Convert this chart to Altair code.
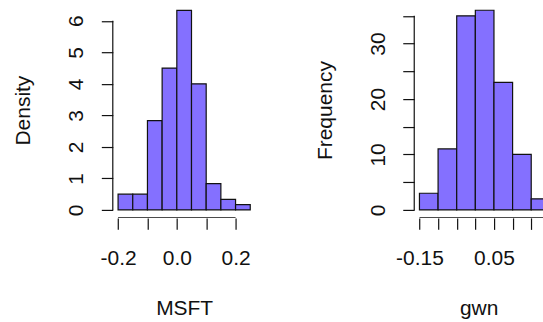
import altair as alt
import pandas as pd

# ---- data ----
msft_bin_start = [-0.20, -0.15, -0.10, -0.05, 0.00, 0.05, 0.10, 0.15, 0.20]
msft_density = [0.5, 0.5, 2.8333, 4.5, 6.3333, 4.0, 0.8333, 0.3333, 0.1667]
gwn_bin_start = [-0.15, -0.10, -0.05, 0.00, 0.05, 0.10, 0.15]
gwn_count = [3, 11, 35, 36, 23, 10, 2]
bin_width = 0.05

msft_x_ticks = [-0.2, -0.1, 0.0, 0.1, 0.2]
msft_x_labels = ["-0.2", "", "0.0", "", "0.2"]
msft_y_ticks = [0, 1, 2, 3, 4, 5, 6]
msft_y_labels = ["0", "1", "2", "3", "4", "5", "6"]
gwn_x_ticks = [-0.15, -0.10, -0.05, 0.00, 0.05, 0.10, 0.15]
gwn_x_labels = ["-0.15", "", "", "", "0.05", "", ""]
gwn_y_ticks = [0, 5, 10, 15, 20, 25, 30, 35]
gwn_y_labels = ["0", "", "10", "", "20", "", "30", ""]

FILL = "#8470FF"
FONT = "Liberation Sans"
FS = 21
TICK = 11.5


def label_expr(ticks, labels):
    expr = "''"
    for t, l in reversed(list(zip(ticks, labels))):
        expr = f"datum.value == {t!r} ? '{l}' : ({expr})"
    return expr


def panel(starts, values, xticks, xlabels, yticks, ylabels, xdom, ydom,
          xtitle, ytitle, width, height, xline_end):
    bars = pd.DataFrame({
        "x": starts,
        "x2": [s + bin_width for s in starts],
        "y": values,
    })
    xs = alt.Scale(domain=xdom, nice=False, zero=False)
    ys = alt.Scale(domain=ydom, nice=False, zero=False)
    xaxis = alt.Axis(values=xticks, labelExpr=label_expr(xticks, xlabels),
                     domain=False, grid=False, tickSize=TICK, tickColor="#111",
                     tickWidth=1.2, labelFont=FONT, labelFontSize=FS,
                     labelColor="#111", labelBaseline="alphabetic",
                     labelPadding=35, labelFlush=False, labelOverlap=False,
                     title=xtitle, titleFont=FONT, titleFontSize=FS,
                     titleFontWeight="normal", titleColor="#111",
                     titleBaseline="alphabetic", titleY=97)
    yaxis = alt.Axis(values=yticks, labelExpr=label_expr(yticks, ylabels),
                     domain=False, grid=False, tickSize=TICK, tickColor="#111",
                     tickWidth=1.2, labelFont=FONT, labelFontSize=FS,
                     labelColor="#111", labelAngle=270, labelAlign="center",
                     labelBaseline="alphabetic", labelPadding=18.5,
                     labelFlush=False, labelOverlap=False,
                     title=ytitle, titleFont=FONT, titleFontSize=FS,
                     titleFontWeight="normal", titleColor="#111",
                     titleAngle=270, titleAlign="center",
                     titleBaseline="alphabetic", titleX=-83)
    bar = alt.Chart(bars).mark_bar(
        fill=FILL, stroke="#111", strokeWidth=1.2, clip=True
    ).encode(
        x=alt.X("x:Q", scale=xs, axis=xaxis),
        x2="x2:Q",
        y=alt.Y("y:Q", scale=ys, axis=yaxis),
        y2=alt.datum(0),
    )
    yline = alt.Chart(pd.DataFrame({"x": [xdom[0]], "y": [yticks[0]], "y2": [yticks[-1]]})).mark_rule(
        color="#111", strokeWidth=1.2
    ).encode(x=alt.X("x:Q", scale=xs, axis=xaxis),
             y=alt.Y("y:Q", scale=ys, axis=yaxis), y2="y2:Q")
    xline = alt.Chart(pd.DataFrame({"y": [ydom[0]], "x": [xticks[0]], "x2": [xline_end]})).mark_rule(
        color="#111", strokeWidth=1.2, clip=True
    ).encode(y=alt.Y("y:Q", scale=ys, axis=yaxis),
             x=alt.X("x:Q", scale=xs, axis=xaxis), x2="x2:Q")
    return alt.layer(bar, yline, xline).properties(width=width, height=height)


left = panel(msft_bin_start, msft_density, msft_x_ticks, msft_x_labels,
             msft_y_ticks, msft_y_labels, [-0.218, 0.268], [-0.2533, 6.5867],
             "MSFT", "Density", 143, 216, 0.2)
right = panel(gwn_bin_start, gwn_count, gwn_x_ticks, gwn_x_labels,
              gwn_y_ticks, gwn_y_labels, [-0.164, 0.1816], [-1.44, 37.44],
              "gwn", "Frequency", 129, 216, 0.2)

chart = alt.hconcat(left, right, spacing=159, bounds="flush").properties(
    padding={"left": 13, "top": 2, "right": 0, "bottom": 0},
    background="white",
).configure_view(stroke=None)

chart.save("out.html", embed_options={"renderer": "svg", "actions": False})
::::::
### Task description
Leave out the pictures and restate, word for word, the lines from the top of the data through the line containing "return expr", both included.

### Exercise answer
Convert this chart to Altair code.
import altair as alt
import pandas as pd

# ---- data ----
msft_bin_start = [-0.20, -0.15, -0.10, -0.05, 0.00, 0.05, 0.10, 0.15, 0.20]
msft_density = [0.5, 0.5, 2.8333, 4.5, 6.3333, 4.0, 0.8333, 0.3333, 0.1667]
gwn_bin_start = [-0.15, -0.10, -0.05, 0.00, 0.05, 0.10, 0.15]
gwn_count = [3, 11, 35, 36, 23, 10, 2]
bin_width = 0.05

msft_x_ticks = [-0.2, -0.1, 0.0, 0.1, 0.2]
msft_x_labels = ["-0.2", "", "0.0", "", "0.2"]
msft_y_ticks = [0, 1, 2, 3, 4, 5, 6]
msft_y_labels = ["0", "1", "2", "3", "4", "5", "6"]
gwn_x_ticks = [-0.15, -0.10, -0.05, 0.00, 0.05, 0.10, 0.15]
gwn_x_labels = ["-0.15", "", "", "", "0.05", "", ""]
gwn_y_ticks = [0, 5, 10, 15, 20, 25, 30, 35]
gwn_y_labels = ["0", "", "10", "", "20", "", "30", ""]

FILL = "#8470FF"
FONT = "Liberation Sans"
FS = 21
TICK = 11.5


def label_expr(ticks, labels):
    expr = "''"
    for t, l in reversed(list(zip(ticks, labels))):
        expr = f"datum.value == {t!r} ? '{l}' : ({expr})"
    return expr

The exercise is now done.